2010 was very productive, yet very American for me as a reader. Maybe my most American yet. The only book I remember reading in French is Citoyens Clandestins, an award-winning french political thriller, which left me profoundly disappointed. The plot and the story arc were decent at best, but kind of mechanical and monotonous. It's one thing to have a deep and layered plot, but it's another to keep your cast in a manageable number and to develop your characters enough to make them differentiable from each other. Citoyens Clandestins was a long 700 pages.

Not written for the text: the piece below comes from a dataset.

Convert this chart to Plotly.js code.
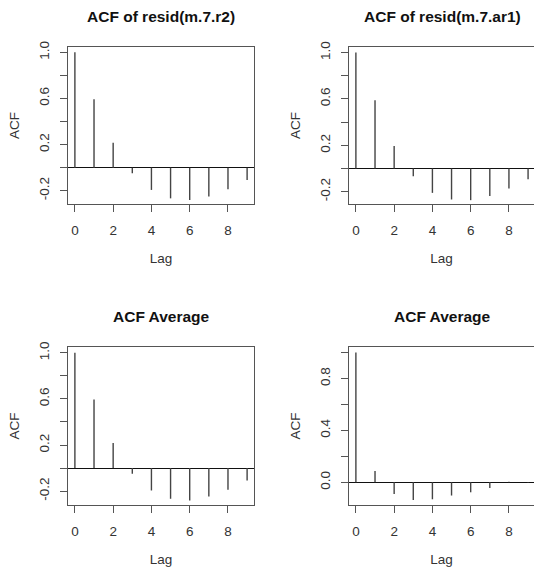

This year has also marked the end of my path in Academia. I placed so much hopes into a long academic career and left so disgruntled, it made the landing very hard. I have no faith in Academia anymore and my readings reflect this disenchantment. We didn't read much American writers in college, because they don't fit the portrait. At least not as well as some European writers do. Flamboyant wankers with a skill for quoting - within fiction or not - like Umberto Eco gather a lot of attention for other quoting monkeys that are literature students, but his fiction doesn't take risk and doesn't ask questions that matters to him. Eco's novels are enjoyable to a certain degree, but they are only a reflection of his involvement with his own studies.

My two main discoveries this year, Franzen and Wallace, show open contempt for Academia. It's refreshing to see somebody of Wallace's intellect display such a visceral attachment to his work of fiction and level of awareness towards self-indulgent quoting. Reading Wallace this year was to find an answer to how to survive what I call an "Academic Divorce". I thought I knew how to read after college, yet he taught me another way.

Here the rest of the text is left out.